The title of the poem refers both to a dramatic pageant (like the masques that monarchs stage to celebrate their power) and an organised deception (the "masquerade" of those in authority). The poet's political passions were notorious and are still famous, but it was not these that made him a great poet. He was always trying out different forms: each new poem was a new experiment with rhyme and metre. The vision is recounted in the same stanzas as were used in popular ballads. The result is a dizzying mixture of poetic wit and furious hyperbole.
The Masque of Anarchy
The first nine stanzas annotated
As I lay asleep in Italy
There came a voice from over the Sea,
And with great power it forth led me
To walk in the visions of Poesy.
The poem is a dream, like the dream visions in Chaucer or Bunyan's Pilgrim's Progress.
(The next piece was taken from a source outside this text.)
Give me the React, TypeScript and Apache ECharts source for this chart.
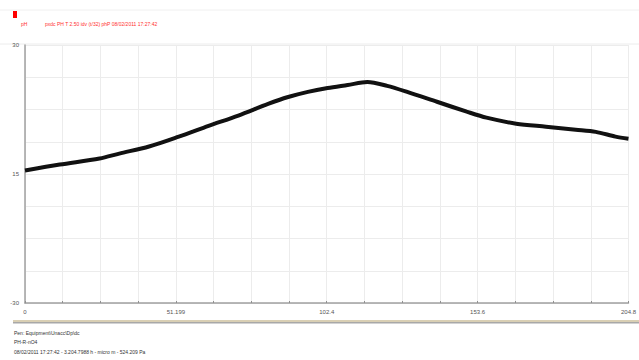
import React, { useEffect, useRef } from "react";
import * as echarts from "echarts";

const xValues = [0, 11.8, 25.3, 32.0, 42.1, 52.2, 62.3, 72.4, 82.5, 89.3, 96.0, 102.7, 109.5, 116.2, 122.9, 129.7, 139.8, 149.9, 156.6, 166.7, 176.8, 186.9, 193.7, 200.4, 204.8];
const yValues = [0.8, 2.2, 3.6, 4.75, 6.4, 8.7, 11.2, 13.6, 16.3, 17.9, 19.1, 20.0, 20.7, 21.4, 20.5, 19.1, 16.8, 14.5, 13.1, 11.7, 11.0, 10.3, 9.8, 8.7, 8.2];
const xTickLabels: Record<string, string> = { "0": "0", "51.2": "51.199", "102.4": "102.4", "153.6": "153.6", "204.8": "204.8" };
const yTickLabels: Record<string, string> = { "30": "30", "0": "15", "-30": "-30" };
const headerTexts = ["pH", "pxdc PH T 2.50 idv (t/32) phP 08/02/2011 17:27:42"];
const footerTexts = ["Pen: Equipment\\Unacc\\Dp\\dc", "PH-R-nO4", "08/02/2011 17:27:42 - 3.204.7988 h - micro m - 524.209 Pa"];

export default function App() {
  const ref = useRef<HTMLDivElement>(null);
  useEffect(() => {
    if (!ref.current) return;
    const chart = echarts.init(ref.current, null, { renderer: "svg" });
    const data = xValues.map((x, i) => [x, yValues[i]]);
    chart.setOption({
      animation: false,
      backgroundColor: "#ffffff",
      grid: { left: 25, right: 3, top: 45, bottom: 57, containLabel: false },
      xAxis: {
        type: "value",
        min: 0,
        max: 204.8,
        interval: 12.8,
        axisLine: { show: true, onZero: false, lineStyle: { color: "#a0a0a0", width: 1.5 } },
        axisTick: { show: true, length: 2, inside: true, lineStyle: { color: "#909090" } },
        splitLine: { show: true, lineStyle: { color: "#ececec", width: 1 } },
        axisLabel: {
          fontSize: 6,
          color: "#555",
          margin: 6,
          showMaxLabel: true,
          formatter: (v: number) => {
            const k = String(Math.round(v * 10) / 10);
            return xTickLabels[k] ?? "";
          },
        },
      },
      yAxis: {
        type: "value",
        min: -30,
        max: 30,
        interval: 7.5,
        axisLine: { show: true, onZero: false, lineStyle: { color: "#a0a0a0", width: 1.5 } },
        axisTick: { show: false },
        splitLine: { show: true, lineStyle: { color: "#ececec", width: 1 } },
        axisLabel: {
          fontSize: 6,
          color: "#555",
          margin: 6,
          formatter: (v: number) => yTickLabels[String(v)] ?? "",
        },
      },
      series: [
        {
          type: "line",
          data,
          smooth: 0.3,
          showSymbol: false,
          lineStyle: { color: "#111111", width: 4 },
        },
      ],
      graphic: [
        { type: "line", shape: { x1: 0, y1: 10, x2: 639, y2: 10 }, style: { stroke: "#f0f0f0", lineWidth: 1 } },
        { type: "line", shape: { x1: 0, y1: 44, x2: 639, y2: 44 }, style: { stroke: "#ececec", lineWidth: 1 } },
        { type: "rect", shape: { x: 13, y: 11, width: 4, height: 7 }, style: { fill: "#ff0000" } },
        { type: "text", x: 21, y: 21, style: { text: headerTexts[0], fontSize: 5, fill: "#ff3030", fontFamily: "Liberation Sans" } },
        { type: "text", x: 45, y: 21, style: { text: headerTexts[1], fontSize: 5, fill: "#ff3030", fontFamily: "Liberation Sans" } },
        { type: "rect", shape: { x: 13, y: 320, width: 626, height: 2 }, style: { fill: "#d9cfb4" } },
        { type: "rect", shape: { x: 13, y: 322, width: 626, height: 1.5 }, style: { fill: "#a8a8a8" } },
        { type: "text", x: 14, y: 330, style: { text: footerTexts[0], fontSize: 5, fill: "#333", fontFamily: "Liberation Sans" } },
        { type: "text", x: 14, y: 339, style: { text: footerTexts[1], fontSize: 5, fill: "#333", fontFamily: "Liberation Sans" } },
        { type: "text", x: 14, y: 349, style: { text: footerTexts[2], fontSize: 5, fill: "#333", fontFamily: "Liberation Sans" } },
      ],
    });
    return () => chart.dispose();
  }, []);
  return <div ref={ref} style={{ position: "fixed", left: 0, top: 0, width: 639, height: 360 }} />;
}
Yet in the first verse we also have the sense of Shelley being woken from the unreality of his life in Italy.
I met Murder on the way -
He had a mask like Castlereagh -
Very smooth he looked, yet grim;
Seven blood-hounds followed him:
Viscount Castlereagh, leader of the Tories in the Commons, was a spokesman for the harsh measures of political repression that followed the Peterloo massacre. Note that "Murder" is like Castlereagh, not the other way round: individual politicians are reduced to personifications of eternal vices.
All were fat; and well they might
Be in admirable plight,
For one by one, and two by two,
He tossed the human hearts to chew
Which from his wide cloak he drew.
Shelley's friend Leigh Hunt praised his "union of ludicrousness with terror" – as in this blending of apocalyptic vision with pantomime.
Next came Fraud, and he had on,
Like Eldon, an ermined gown;
His big tears, for he wept well,
Turned to mill-stones as they fell.
Lord Eldon was lord chancellor. He decided the fate of Shelley's children by his first wife, Harriet, after her suicide – refusing Shelley custody because of his "immoral and vicious" principles. Eldon was renowned for weeping even as he pronounced the harshest of sentences.
And the little children, who
Round his feet played to and fro,
Thinking every tear a gem,
Had their brains knocked out by them.
A stanza echoed in WH Auden's Epitaph on a Tyrant: "when he cried the little children died in the streets".
Clothed with the Bible, as with light,
And the shadows of the night,
Like Sidmouth, next, Hypocrisy
On a crocodile rode by.
Viscount Sidmouth was home secretary and defended the Peterloo massacre. He evokes shadows because he was in charge of the government's secret service, and is "clothed with the Bible" because of his apparent piety: he was an advocate of church building.
And many more Destructions played
In this ghastly masquerade,
All disguised, even to the eyes,
Like Bishops, lawyers, peers, or spies.
A typical Shelley list, the "spies" recalling Sidmouth's network of informers.
Last came Anarchy: he rode
On a white horse, splashed with blood;
He was pale even to the lips,
Like Death in the Apocalypse.
Shelley explicitly evokes the Book of Revelation: the three British lords and Anarchy are the four horsemen of the Apocalypse.
And he wore a kingly crown;
And in his grasp a sceptre shone;
On his brow this mark I saw -
'I AM GOD, AND KING, AND LAW!'
Like the Mark of the Beast in Revelation on the one who is King of Kings, and Lord of Lords.